[Source data]
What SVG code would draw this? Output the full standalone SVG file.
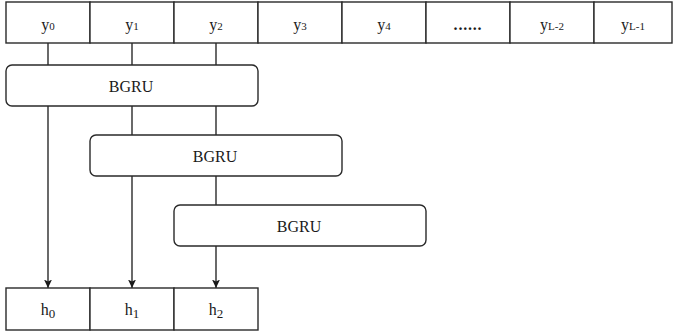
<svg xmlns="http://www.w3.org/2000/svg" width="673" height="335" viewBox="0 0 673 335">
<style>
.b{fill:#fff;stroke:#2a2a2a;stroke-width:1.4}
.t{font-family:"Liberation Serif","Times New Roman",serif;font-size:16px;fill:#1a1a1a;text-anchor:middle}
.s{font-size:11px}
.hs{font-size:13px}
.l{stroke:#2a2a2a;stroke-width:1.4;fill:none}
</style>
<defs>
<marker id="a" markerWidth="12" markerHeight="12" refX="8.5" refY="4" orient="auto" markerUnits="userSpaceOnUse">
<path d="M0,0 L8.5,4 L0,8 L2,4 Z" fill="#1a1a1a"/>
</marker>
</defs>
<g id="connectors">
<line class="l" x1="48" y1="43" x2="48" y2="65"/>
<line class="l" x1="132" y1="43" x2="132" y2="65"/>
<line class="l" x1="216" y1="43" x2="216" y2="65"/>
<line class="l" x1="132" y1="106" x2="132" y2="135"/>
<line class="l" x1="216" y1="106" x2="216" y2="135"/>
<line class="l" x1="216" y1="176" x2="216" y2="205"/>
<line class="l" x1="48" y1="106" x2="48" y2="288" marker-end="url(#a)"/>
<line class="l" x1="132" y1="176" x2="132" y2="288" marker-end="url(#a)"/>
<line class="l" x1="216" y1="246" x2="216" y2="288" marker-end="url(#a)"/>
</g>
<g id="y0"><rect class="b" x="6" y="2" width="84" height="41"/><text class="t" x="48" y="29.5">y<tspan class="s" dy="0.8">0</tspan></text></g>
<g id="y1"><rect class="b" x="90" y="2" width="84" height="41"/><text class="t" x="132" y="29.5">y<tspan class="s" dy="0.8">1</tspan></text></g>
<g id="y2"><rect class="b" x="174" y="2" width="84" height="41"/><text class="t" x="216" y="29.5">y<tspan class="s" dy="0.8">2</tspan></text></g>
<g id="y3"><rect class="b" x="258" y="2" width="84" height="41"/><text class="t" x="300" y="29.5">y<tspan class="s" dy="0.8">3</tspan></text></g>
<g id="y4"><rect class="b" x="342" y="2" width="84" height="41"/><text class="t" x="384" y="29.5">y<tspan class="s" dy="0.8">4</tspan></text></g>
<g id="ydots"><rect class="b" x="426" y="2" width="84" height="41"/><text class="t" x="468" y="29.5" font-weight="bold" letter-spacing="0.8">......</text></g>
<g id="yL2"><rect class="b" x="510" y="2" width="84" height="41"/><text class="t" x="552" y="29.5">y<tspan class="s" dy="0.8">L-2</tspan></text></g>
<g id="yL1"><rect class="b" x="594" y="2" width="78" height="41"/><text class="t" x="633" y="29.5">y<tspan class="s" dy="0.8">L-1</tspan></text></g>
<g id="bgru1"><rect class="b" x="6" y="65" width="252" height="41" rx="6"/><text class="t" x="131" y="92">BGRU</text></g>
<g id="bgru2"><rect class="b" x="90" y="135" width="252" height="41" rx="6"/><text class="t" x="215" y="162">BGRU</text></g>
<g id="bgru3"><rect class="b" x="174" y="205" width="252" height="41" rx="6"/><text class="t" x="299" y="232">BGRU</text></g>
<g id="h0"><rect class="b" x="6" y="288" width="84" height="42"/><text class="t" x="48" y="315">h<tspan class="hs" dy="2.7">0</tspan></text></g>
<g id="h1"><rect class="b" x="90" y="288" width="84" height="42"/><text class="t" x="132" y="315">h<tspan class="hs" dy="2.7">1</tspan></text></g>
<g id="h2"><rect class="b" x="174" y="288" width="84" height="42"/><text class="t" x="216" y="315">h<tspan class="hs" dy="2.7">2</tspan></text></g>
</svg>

--

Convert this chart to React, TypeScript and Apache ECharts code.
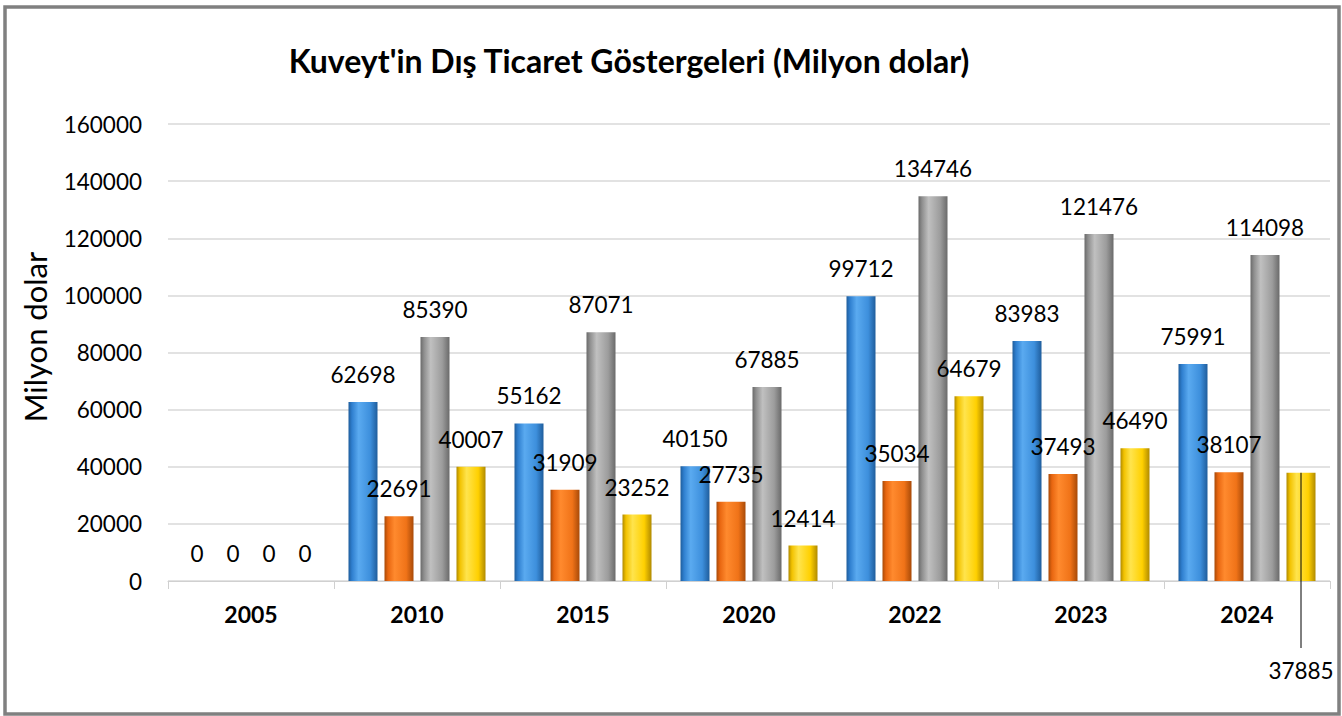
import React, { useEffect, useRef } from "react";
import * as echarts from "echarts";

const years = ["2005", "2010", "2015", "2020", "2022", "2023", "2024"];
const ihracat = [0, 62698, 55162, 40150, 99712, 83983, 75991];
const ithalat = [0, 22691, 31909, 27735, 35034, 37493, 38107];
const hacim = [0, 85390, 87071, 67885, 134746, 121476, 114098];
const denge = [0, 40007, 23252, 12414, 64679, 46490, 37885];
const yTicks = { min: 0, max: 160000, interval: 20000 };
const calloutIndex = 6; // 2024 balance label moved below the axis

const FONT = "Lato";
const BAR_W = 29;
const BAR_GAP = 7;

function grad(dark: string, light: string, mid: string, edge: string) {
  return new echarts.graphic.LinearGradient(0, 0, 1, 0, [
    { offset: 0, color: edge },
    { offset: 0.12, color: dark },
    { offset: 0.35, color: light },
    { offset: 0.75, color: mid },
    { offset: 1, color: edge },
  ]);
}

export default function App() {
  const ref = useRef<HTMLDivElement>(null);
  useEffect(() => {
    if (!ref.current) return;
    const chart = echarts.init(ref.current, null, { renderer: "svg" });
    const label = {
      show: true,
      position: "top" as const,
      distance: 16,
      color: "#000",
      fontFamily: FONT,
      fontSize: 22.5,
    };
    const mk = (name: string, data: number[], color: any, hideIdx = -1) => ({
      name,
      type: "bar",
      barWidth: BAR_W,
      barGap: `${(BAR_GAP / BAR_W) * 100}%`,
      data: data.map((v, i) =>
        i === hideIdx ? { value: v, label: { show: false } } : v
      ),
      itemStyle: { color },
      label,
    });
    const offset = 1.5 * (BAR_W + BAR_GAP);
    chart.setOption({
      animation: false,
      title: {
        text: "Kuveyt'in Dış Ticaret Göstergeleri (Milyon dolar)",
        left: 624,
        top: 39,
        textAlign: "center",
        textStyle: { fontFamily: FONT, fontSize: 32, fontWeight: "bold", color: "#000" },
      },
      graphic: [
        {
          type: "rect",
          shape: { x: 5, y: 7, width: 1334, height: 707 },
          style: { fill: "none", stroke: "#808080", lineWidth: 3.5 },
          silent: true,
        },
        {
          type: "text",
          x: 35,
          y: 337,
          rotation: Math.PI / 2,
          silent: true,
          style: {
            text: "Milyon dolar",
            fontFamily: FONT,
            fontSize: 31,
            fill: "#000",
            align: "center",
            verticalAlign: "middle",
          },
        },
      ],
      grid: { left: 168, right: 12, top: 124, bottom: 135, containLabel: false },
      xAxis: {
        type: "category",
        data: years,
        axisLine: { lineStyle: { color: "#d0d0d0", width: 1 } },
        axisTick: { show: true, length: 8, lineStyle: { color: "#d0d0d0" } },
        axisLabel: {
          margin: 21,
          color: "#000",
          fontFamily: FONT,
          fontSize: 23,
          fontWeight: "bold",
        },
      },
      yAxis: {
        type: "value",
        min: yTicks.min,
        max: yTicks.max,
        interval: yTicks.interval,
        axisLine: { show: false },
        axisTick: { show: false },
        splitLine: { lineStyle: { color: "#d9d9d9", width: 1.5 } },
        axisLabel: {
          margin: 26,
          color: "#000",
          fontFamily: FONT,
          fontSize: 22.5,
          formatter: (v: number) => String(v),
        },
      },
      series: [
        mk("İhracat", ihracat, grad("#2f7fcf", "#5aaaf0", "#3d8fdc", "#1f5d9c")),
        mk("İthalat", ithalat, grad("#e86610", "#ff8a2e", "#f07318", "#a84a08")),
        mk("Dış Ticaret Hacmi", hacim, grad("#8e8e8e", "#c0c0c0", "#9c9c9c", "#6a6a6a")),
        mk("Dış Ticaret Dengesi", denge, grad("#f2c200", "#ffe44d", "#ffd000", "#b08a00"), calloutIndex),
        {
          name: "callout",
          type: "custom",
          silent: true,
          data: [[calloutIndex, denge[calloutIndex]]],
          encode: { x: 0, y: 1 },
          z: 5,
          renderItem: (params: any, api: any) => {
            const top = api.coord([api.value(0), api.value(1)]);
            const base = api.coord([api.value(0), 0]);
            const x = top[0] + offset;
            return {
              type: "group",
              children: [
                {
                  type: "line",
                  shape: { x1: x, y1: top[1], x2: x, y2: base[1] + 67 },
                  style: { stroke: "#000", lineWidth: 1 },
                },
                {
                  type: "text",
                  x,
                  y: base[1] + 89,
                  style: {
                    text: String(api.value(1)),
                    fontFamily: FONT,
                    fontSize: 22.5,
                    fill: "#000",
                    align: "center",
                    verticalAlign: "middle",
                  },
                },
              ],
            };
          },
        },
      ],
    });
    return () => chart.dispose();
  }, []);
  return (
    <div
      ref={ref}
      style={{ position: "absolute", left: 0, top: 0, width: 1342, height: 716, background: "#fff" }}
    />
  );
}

TASK STATEMENT – Copy out each line in the listing that has the word "this".

CORRECT OUTPUT –
What SVG code would draw this? Output the full standalone SVG file.
Convert this chart to React, TypeScript and Apache ECharts code.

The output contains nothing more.